Data to be processed and visualized by Industry Cluster Explorer are not hosted on this GitHub repository. Users must supply the datasets that they intend to visualize with the dashboard.

The dashboard is designed so that non-JSON datasets provided by the user are structured in tidy format: data come in tables, with rows representing observations and columns representing variables.

Required Data

To have a working dashboard for industry cluster analysis, the user needs to supply the following datasets:

2 CSV files containing panel data from the time period of interest (one dataset for the beginning of the time period, and one for the end).
1 CSV file with industry clusters labeled as "traded" or "local."
A separate TopoJSON file containing geospatial data for each geographic/administrative region to be mapped and analyzed.

Industry Cluster Datasets

The dashboard is currently designed to manage two sets of panel data representing industry cluster information from the beginning and end of your time period of interest. They should be in CSV format.

There is no limit to the number of columns in the two datasets, but both should at minimum contain the following columns:

cluster - Name of the cluster (e.g. "Aerospace Vehicles and Defense," "Agricultural Inputs and Services," etc.)
region - Geographic/administrative region for each observation.
employee_count - Number of employees.
enterprise_count - Number of enterprises.
revenue - Total revenues.
wages - Total wages paid to employees.

For example:

cluster	region	employee_count	enterprise_count	revenue	wages
Aerospace Vehicles and Defense	Changhua County	0	0	0	0
Aerospace Vehicles and Defense	Chiayi City	0	0	0	0
Aerospace Vehicles and Defense	Chiayi County	0	0	0	0
Aerospace Vehicles and Defense	Hsinchu City	0	0	0	0
Aerospace Vehicles and Defense	Hsinchu County	0	0	0	0
...	...	...	...	...	...

Please ensure that column headers are labeled exactly as above (i.e. with no variation in capitalization and spacing, and with no extra characters).

Cluster Types Dataset

Prepare a CSV file with two columns.
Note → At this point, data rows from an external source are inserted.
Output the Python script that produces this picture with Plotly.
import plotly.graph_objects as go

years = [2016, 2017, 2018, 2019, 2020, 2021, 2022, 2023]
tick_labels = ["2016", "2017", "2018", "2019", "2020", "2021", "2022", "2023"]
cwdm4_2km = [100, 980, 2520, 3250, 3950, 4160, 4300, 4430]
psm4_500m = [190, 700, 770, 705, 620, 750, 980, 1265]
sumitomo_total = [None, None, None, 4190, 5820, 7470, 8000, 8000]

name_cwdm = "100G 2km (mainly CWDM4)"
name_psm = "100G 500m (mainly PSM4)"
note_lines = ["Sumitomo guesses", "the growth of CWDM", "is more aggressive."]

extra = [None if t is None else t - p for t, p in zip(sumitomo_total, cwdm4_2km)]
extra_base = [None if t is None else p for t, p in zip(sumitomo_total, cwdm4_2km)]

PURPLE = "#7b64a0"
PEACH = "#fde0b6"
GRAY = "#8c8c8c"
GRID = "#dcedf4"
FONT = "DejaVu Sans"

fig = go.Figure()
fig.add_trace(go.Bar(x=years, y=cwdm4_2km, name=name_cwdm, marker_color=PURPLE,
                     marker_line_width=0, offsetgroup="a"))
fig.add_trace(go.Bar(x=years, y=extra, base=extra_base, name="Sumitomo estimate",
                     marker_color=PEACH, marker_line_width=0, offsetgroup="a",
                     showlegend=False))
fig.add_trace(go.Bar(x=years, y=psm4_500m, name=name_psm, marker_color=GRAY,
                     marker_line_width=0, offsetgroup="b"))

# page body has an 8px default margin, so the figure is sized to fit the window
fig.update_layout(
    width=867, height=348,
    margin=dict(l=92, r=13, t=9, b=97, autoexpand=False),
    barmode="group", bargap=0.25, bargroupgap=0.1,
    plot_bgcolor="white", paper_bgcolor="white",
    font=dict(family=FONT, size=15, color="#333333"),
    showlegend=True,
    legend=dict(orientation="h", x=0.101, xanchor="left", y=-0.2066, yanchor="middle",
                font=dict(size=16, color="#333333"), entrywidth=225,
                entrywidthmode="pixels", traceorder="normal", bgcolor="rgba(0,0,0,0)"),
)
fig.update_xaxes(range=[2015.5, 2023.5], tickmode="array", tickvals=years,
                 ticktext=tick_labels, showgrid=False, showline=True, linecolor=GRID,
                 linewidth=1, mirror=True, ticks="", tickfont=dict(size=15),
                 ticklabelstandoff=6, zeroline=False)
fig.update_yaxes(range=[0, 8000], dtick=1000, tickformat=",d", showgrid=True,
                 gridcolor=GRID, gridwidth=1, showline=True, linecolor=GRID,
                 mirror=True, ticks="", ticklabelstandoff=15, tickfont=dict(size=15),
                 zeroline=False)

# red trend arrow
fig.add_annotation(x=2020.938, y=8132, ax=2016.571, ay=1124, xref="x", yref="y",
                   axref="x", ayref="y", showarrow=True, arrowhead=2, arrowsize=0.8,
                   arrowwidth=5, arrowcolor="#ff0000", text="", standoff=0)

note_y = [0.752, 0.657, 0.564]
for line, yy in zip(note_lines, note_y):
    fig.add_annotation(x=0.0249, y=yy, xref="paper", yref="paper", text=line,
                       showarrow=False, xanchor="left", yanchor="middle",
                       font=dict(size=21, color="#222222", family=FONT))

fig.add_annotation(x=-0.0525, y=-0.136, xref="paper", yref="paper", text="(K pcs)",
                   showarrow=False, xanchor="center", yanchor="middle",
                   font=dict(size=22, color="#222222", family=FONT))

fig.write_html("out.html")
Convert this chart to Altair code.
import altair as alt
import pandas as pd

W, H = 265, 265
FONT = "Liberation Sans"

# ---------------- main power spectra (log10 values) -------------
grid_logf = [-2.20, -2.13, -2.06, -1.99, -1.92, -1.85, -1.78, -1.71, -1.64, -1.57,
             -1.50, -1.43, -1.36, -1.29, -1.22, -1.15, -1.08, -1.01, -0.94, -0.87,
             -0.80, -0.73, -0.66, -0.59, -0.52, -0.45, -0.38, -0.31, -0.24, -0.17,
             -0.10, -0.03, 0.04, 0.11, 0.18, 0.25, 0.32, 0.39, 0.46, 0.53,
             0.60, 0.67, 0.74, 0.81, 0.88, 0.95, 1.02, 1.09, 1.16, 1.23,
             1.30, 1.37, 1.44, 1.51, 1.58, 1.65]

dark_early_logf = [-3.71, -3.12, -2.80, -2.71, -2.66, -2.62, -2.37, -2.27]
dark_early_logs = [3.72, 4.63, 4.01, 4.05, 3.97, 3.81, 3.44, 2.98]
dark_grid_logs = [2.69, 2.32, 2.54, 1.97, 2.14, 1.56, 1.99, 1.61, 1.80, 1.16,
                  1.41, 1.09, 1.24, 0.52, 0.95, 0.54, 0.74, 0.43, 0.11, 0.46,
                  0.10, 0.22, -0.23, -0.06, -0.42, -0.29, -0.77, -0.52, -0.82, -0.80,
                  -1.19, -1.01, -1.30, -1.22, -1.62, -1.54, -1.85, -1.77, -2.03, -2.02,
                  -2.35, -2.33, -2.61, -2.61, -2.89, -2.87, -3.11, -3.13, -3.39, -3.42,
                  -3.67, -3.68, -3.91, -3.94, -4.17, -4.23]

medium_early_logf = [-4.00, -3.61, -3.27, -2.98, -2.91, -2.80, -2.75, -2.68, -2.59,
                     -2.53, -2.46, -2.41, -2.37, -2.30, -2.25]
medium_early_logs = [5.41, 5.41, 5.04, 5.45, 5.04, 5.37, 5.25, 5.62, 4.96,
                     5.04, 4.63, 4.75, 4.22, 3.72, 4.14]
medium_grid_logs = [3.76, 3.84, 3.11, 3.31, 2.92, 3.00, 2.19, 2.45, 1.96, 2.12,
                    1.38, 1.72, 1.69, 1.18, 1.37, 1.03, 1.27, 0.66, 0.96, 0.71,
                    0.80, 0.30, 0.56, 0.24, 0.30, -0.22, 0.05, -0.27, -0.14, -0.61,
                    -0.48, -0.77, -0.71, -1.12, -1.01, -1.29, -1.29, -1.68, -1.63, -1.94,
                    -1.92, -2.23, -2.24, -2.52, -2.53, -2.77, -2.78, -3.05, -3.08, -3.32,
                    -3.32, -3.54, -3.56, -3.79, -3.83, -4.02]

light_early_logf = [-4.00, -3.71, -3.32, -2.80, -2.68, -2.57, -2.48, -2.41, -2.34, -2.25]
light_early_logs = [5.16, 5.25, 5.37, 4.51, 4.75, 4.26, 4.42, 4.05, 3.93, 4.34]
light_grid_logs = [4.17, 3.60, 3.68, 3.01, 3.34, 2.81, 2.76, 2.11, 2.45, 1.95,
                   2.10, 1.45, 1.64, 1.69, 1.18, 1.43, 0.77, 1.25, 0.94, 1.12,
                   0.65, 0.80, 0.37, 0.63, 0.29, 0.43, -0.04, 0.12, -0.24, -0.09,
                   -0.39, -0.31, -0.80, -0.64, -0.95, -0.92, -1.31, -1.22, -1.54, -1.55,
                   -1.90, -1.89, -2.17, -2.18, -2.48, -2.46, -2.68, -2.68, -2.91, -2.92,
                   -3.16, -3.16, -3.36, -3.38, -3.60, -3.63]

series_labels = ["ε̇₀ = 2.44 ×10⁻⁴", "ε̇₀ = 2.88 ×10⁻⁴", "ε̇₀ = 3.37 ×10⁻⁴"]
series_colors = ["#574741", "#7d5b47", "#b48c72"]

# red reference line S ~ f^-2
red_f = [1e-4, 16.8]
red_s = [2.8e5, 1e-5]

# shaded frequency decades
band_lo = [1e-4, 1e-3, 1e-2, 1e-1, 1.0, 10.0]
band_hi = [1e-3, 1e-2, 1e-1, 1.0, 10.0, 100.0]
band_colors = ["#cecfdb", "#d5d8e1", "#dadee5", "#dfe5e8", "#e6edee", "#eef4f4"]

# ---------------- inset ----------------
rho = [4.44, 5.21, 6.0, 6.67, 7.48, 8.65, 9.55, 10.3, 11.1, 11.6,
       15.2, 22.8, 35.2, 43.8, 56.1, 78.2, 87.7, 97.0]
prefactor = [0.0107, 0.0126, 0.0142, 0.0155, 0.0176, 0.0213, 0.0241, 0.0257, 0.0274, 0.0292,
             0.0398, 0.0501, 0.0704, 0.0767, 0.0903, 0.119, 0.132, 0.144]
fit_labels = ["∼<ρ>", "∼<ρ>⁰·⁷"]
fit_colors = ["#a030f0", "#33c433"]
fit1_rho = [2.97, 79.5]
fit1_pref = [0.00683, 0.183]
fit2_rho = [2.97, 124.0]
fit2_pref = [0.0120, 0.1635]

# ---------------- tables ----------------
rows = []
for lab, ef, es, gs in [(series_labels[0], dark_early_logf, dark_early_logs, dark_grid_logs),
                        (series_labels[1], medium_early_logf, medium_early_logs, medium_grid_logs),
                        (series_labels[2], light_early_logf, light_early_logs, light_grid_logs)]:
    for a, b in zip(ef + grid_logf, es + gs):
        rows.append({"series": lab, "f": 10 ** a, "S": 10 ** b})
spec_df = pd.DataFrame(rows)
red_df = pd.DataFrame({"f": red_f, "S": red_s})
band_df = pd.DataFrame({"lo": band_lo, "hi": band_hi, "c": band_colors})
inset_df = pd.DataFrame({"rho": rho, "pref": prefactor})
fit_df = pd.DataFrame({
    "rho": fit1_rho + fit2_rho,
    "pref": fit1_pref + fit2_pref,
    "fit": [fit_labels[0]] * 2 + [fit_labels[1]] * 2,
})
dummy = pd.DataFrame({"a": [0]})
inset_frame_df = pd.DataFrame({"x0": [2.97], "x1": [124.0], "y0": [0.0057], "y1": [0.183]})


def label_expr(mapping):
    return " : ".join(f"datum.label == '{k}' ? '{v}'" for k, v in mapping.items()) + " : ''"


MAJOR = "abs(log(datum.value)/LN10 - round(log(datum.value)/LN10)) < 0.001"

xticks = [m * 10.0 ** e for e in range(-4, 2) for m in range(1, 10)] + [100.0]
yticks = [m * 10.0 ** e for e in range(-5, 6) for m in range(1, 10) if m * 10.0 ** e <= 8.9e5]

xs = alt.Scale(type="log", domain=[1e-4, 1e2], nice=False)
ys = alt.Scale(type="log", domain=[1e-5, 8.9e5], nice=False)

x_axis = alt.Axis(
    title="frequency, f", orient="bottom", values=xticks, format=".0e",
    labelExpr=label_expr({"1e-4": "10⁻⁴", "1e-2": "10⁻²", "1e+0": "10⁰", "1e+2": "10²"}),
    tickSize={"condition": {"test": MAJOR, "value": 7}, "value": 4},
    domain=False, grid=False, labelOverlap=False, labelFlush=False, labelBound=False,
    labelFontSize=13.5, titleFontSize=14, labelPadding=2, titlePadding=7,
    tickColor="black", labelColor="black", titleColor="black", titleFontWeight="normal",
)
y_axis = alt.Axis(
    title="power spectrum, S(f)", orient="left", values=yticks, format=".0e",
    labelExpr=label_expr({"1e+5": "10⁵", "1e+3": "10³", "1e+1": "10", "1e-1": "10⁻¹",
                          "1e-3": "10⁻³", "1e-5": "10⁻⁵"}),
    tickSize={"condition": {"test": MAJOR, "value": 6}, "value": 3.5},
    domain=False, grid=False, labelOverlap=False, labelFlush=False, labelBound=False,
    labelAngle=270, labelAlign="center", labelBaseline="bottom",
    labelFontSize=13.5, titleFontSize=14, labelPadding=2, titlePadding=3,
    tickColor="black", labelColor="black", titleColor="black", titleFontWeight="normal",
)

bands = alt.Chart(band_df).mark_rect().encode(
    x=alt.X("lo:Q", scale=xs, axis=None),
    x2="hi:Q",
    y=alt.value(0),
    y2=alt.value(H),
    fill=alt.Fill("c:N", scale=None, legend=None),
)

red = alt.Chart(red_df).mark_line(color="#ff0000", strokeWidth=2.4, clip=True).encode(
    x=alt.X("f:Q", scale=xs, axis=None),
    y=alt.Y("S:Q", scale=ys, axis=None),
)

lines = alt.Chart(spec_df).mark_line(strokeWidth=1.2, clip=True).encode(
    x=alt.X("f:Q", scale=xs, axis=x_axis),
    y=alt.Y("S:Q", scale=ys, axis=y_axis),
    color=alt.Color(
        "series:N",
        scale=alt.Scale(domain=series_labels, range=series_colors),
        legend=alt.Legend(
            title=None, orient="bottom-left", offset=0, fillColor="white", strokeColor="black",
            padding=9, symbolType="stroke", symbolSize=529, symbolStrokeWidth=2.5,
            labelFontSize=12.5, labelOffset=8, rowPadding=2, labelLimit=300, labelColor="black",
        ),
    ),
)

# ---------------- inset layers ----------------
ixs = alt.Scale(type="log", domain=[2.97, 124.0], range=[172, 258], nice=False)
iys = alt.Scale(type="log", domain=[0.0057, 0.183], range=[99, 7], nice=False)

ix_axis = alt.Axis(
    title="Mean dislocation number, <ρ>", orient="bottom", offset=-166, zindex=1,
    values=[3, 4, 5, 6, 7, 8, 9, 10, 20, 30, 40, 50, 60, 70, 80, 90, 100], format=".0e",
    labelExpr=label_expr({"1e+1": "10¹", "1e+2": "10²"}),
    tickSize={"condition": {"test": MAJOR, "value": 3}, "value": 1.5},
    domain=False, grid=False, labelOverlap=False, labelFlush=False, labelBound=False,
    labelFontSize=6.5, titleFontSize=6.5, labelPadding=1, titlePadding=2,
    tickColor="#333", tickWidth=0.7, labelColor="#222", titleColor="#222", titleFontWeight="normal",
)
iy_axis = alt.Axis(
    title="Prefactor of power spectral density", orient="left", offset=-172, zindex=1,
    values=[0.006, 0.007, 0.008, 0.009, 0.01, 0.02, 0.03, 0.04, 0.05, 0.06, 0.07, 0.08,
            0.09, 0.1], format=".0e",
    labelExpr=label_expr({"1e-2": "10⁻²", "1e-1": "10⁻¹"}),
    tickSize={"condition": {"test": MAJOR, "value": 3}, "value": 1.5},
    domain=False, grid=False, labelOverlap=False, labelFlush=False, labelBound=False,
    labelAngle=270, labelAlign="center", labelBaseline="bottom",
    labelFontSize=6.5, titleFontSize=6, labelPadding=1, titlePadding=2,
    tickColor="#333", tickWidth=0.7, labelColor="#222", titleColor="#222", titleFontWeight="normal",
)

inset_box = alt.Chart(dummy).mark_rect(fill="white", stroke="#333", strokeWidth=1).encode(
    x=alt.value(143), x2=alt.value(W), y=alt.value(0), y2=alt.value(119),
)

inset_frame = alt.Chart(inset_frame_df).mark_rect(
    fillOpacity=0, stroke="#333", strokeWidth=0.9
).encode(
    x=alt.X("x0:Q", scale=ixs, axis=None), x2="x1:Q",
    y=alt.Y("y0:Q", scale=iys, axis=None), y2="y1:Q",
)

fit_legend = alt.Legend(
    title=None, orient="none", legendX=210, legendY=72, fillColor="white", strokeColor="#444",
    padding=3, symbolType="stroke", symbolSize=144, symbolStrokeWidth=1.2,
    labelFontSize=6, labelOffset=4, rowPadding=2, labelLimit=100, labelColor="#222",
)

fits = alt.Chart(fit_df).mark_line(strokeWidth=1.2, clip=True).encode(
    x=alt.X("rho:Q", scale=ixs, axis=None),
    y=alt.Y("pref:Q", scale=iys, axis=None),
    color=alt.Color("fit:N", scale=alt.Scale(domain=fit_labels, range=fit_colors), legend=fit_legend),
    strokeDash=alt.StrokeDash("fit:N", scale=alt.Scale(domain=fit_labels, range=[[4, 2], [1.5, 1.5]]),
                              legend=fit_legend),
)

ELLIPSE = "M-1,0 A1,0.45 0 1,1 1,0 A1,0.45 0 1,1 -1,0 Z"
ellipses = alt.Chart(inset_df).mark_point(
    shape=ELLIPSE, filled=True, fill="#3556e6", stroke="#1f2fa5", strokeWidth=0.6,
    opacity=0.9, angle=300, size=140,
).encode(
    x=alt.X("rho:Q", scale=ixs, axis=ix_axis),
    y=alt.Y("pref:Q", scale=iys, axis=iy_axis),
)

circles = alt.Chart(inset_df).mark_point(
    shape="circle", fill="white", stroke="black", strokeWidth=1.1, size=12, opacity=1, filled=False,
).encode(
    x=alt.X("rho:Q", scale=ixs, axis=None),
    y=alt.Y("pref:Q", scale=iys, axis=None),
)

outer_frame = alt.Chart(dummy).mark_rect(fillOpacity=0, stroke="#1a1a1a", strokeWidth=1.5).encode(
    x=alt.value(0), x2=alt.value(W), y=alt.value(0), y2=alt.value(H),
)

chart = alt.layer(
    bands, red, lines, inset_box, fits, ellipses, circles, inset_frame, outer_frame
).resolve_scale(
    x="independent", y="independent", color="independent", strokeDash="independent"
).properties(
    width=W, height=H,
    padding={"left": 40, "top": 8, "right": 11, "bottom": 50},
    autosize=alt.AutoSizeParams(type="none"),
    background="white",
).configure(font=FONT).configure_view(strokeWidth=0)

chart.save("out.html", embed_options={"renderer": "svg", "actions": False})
One column should be labeled cluster, and contain names of the industry clusters to be analyzed. The other column should be labeled type, and should indicate whether each industry cluster is "traded" or "local."

For example:

cluster	type
Aerospace Vehicles and Defense	traded
Agricultural Inputs and Services	traded
Apparel	traded
Automotive	traded
Biopharmaceuticals	traded
Business Services	traded
...	...

Please ensure that column headers cluster and type are labeled exactly as above (i.e. with no variation in capitalization or spacing, and with no extra characters). The values under the type column, "traded" and "local," should also be uncapitalized.

TopoJSON Data

Each unique region listed under the region column of the industry cluster CSV files should have an associated TopoJSON file containing geospatial data for the respective region. The necessary TopoJSON files may be available through a government website as part of an Open Data initiative.

See the TopoJSON Wiki for more information regarding to this data format.